Back to the equation of the code written inside the object dependency, we can see that “mdata” is used. Question may be why? For the fellow SAP CO consultants, who wish to understand the “mdata” concept, the gist is “mdata” is used within a procedure[one type of dependency] to change the value of a master data field, in this case, quantity of component KGFIPCTN0401O.
As the object dependency is written for KGFIPCTN0401O, system will read the equation $self.S_QTY = mdata$self.S_QTY + (mdata$self.S_QTY * $root.K_GLOS /100 ) as Quantity required of KGFIPCTN0401O to produce 1 KG[as defined in CS03] of KFFIPCTN0401O = (required quantity of KGFIPCTN0401O increased to % loss of greige fabric to produce 1 KG of finished fabric, i.e KFFIPCTN0401O.
Characteristic K_GLOS = GREIGE LOSS % is defined within class V_K.

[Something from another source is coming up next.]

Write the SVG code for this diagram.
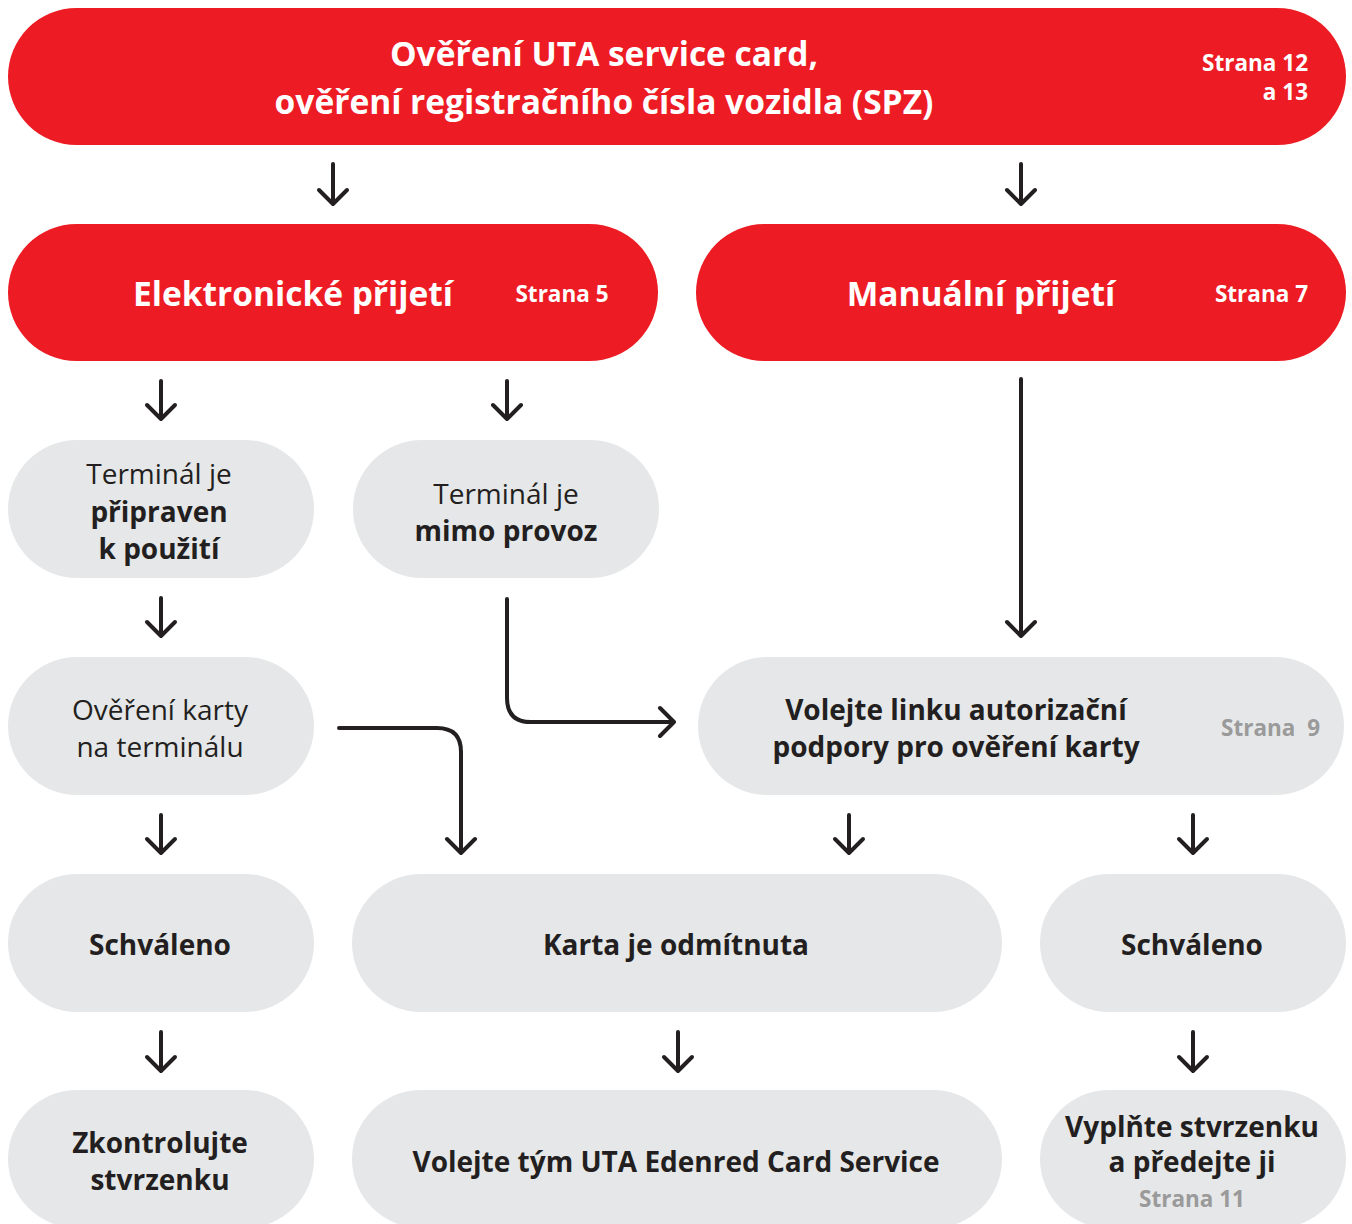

Now, let us go back to the configuration of sale order, where the Loss% is derived based on some other parameters like fabric category, fabric structure and fabric blend etc.
Figure 10: Loss %
The interpretation done by the VC logic is: to produce 1 KG of finished fabric, 1.125 KG of greige fabric is required.
Hence, while we, as SAP CO consultants would look into the sale order cost detail, we should first focus on how these losses and conversions are being performed by SAP LO-VC component.
Figure 11: Sale order cost estimate and quantity of greige fabric
Conclusion: There are commonly used configurable materials and we know of them. Products like mobile, car, bikes etc are pretty common to be considered as KMAT or so. However, when it comes to textiles, colours etc then the real challenge begin. With the help of configurable material the challenge can be won and this is the proof for that.